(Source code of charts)

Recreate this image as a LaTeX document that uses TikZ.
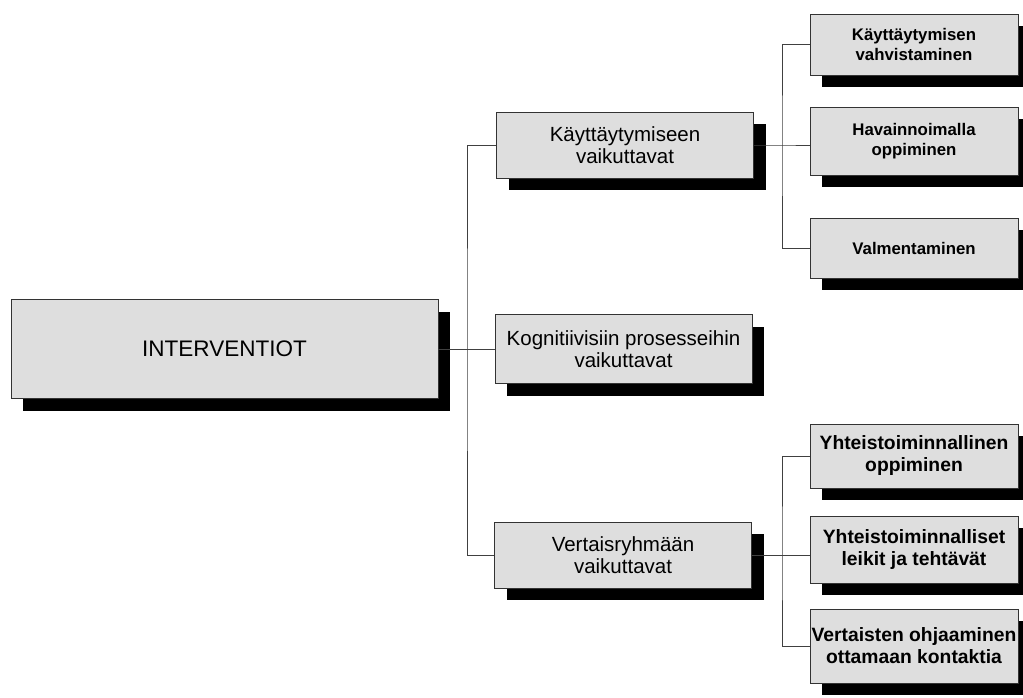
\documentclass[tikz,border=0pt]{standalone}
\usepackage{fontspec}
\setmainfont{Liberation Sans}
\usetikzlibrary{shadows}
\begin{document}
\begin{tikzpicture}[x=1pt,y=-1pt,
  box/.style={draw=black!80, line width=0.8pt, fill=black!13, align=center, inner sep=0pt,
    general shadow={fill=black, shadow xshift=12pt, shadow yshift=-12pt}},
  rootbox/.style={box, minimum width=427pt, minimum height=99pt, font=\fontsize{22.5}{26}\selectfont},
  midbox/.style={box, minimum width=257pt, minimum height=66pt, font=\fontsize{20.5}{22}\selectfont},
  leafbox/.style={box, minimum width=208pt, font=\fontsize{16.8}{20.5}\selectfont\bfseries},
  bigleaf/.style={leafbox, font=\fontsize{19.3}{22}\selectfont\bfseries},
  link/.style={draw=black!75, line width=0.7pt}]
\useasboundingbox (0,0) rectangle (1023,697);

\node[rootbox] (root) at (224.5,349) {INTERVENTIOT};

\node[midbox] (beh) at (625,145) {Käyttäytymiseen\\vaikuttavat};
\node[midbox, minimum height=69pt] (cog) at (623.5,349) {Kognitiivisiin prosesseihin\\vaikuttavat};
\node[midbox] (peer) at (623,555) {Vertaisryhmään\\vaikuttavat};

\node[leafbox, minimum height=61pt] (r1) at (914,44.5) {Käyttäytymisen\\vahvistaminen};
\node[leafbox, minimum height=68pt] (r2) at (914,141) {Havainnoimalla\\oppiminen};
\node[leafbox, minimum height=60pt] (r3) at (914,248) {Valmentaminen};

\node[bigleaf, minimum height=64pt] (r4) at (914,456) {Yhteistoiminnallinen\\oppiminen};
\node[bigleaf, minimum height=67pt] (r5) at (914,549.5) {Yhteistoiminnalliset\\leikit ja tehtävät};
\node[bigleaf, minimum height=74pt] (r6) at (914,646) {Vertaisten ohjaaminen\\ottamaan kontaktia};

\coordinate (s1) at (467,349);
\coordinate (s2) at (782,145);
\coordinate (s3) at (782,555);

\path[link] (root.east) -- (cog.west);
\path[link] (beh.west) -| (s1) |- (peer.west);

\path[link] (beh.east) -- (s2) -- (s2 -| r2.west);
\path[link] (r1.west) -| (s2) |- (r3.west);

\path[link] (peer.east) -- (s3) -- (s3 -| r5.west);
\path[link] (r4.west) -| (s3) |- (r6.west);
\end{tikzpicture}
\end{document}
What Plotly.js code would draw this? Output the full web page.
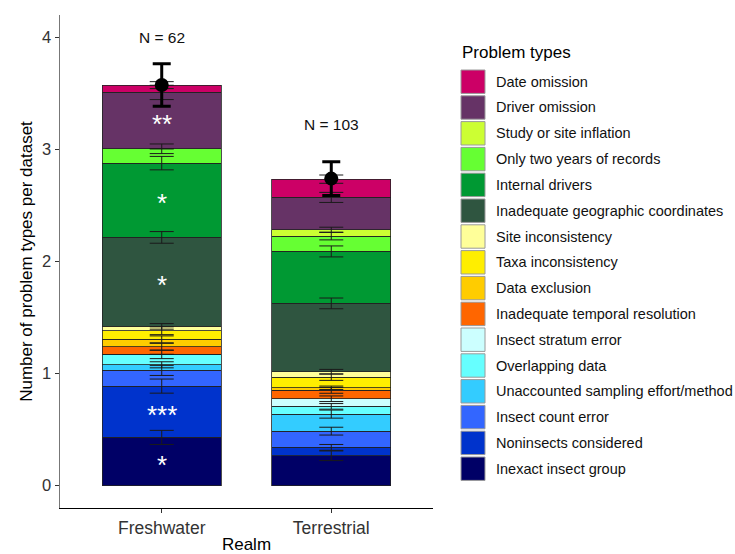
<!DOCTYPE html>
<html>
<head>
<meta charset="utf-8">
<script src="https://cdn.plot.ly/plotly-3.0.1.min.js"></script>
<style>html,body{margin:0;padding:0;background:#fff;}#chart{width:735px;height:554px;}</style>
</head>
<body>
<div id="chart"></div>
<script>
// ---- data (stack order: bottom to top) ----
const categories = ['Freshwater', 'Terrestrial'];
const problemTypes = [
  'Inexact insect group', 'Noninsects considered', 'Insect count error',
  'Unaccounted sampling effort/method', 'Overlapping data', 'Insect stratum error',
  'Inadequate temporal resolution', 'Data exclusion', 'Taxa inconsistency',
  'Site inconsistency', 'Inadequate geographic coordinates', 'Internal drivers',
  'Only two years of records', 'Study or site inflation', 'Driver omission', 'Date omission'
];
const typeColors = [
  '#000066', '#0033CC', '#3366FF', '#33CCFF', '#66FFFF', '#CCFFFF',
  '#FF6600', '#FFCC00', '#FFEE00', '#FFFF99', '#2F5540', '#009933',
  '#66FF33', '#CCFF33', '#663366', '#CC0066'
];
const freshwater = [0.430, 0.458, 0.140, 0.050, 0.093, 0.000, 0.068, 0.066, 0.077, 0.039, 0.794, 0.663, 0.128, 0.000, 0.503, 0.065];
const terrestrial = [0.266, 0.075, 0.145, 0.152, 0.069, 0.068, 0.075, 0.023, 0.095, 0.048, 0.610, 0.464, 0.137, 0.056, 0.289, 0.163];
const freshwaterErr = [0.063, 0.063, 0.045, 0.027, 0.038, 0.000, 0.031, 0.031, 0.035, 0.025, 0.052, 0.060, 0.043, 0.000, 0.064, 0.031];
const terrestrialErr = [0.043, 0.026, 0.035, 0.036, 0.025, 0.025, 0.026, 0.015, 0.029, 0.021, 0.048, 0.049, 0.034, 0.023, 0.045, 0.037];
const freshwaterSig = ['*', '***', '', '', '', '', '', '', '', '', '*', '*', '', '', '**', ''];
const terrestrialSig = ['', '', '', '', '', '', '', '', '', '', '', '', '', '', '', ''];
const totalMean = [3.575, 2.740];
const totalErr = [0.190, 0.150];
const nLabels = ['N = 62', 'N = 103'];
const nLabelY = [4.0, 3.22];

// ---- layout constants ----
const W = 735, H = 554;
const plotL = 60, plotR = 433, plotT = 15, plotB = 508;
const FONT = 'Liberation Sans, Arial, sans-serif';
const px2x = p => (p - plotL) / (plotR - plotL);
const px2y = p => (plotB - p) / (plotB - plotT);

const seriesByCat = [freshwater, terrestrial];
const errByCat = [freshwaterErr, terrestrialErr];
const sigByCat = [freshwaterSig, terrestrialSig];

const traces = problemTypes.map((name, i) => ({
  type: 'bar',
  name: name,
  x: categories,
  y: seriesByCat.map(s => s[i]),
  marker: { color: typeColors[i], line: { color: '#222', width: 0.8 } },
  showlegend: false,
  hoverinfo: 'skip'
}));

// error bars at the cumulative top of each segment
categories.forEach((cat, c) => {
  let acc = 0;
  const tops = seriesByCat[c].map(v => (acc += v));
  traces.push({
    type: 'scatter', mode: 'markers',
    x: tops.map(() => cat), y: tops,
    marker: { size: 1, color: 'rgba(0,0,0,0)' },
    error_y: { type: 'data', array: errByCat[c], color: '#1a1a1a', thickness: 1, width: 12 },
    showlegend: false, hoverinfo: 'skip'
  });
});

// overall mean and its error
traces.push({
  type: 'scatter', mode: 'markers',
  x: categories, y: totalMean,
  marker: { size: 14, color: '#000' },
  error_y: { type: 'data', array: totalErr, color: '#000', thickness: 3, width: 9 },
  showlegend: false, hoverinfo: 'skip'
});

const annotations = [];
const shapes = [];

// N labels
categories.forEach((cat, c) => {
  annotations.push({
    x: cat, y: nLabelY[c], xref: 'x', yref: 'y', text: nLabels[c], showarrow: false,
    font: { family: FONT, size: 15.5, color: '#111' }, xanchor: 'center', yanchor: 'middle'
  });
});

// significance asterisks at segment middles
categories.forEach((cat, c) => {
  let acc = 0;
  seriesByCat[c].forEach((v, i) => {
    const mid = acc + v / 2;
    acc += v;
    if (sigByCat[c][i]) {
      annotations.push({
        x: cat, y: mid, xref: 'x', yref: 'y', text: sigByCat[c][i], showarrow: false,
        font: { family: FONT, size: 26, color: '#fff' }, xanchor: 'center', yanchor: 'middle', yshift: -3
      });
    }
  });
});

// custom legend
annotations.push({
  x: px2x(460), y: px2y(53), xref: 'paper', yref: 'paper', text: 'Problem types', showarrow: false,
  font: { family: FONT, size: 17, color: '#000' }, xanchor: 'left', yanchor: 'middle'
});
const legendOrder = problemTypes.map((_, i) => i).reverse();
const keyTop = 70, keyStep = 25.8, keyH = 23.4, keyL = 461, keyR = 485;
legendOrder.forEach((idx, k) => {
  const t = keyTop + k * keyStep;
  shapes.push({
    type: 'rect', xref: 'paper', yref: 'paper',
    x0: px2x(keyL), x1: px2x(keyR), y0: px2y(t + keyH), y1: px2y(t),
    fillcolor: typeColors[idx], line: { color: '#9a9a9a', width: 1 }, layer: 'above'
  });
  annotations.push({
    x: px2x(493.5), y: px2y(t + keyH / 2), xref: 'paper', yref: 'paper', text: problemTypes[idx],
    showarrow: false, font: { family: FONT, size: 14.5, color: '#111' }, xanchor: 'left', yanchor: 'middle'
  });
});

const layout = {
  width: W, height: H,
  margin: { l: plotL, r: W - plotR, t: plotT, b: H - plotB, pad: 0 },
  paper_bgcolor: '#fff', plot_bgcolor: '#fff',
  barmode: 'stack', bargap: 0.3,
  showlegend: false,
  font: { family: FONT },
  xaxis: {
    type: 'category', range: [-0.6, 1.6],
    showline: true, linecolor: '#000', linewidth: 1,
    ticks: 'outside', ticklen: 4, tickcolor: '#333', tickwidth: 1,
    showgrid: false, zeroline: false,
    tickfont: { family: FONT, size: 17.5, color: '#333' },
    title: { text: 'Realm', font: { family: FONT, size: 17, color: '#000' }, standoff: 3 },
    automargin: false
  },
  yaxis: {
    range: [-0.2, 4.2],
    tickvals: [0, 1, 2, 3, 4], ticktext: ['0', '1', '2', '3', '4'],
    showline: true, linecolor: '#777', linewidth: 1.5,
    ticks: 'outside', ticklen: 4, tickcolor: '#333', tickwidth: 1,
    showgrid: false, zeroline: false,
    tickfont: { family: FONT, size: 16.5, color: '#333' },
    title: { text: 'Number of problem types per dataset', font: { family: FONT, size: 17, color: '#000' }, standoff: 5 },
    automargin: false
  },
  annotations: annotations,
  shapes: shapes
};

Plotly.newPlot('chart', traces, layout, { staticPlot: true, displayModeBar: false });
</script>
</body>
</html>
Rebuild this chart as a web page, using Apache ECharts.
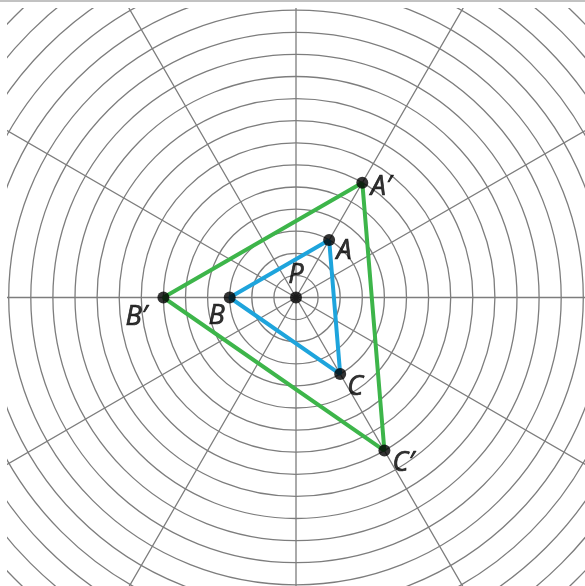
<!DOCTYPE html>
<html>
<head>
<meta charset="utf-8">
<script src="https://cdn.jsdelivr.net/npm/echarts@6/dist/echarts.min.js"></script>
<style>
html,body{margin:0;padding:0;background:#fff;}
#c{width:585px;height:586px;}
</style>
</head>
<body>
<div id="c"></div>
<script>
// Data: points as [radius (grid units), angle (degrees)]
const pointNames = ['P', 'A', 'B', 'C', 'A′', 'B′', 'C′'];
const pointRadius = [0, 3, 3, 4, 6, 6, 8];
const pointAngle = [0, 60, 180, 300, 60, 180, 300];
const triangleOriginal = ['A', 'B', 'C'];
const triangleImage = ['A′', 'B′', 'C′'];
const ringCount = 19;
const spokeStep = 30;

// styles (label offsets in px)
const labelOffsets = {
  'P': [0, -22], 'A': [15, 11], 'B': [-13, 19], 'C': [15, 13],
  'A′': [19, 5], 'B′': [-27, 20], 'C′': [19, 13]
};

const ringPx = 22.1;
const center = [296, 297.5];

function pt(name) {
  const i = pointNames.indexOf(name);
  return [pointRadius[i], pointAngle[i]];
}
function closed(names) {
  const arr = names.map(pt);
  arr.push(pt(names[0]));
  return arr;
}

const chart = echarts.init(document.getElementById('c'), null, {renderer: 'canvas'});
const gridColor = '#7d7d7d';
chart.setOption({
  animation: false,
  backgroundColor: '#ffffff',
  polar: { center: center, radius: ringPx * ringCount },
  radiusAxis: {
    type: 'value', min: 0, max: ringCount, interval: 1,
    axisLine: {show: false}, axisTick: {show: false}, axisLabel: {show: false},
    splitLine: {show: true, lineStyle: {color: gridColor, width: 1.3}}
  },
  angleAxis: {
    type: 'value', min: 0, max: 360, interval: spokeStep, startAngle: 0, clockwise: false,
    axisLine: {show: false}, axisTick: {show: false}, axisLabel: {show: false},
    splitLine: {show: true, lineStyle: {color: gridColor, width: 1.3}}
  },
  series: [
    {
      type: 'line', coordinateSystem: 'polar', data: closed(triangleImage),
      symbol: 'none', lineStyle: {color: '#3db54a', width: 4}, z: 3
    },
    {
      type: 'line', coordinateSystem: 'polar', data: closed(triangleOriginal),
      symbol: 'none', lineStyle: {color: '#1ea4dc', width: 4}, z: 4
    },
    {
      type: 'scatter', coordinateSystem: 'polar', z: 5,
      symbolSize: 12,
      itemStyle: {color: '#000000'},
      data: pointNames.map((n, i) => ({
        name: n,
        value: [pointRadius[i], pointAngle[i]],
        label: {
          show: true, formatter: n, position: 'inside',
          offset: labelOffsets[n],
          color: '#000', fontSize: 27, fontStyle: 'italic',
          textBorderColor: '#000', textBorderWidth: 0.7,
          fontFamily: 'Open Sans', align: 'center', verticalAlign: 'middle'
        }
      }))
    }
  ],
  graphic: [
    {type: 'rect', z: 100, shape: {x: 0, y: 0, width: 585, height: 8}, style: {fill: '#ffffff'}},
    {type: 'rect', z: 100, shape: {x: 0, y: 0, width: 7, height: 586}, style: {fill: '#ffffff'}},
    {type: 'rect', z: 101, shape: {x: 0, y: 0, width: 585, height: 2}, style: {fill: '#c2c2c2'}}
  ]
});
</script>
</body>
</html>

(Exercise goal):
Copy nothing but the lines from the top of the material through the line holding "minimum height=60pt] (r3)", exactly as written; omit pictures.

(Task output):
Recreate this image as a LaTeX document that uses TikZ.
\documentclass[tikz,border=0pt]{standalone}
\usepackage{fontspec}
\setmainfont{Liberation Sans}
\usetikzlibrary{shadows}
\begin{document}
\begin{tikzpicture}[x=1pt,y=-1pt,
  box/.style={draw=black!80, line width=0.8pt, fill=black!13, align=center, inner sep=0pt,
    general shadow={fill=black, shadow xshift=12pt, shadow yshift=-12pt}},
  rootbox/.style={box, minimum width=427pt, minimum height=99pt, font=\fontsize{22.5}{26}\selectfont},
  midbox/.style={box, minimum width=257pt, minimum height=66pt, font=\fontsize{20.5}{22}\selectfont},
  leafbox/.style={box, minimum width=208pt, font=\fontsize{16.8}{20.5}\selectfont\bfseries},
  bigleaf/.style={leafbox, font=\fontsize{19.3}{22}\selectfont\bfseries},
  link/.style={draw=black!75, line width=0.7pt}]
\useasboundingbox (0,0) rectangle (1023,697);

\node[rootbox] (root) at (224.5,349) {INTERVENTIOT};

\node[midbox] (beh) at (625,145) {Käyttäytymiseen\\vaikuttavat};
\node[midbox, minimum height=69pt] (cog) at (623.5,349) {Kognitiivisiin prosesseihin\\vaikuttavat};
\node[midbox] (peer) at (623,555) {Vertaisryhmään\\vaikuttavat};

\node[leafbox, minimum height=61pt] (r1) at (914,44.5) {Käyttäytymisen\\vahvistaminen};
\node[leafbox, minimum height=68pt] (r2) at (914,141) {Havainnoimalla\\oppiminen};
\node[leafbox, minimum height=60pt] (r3) at (914,248) {Valmentaminen};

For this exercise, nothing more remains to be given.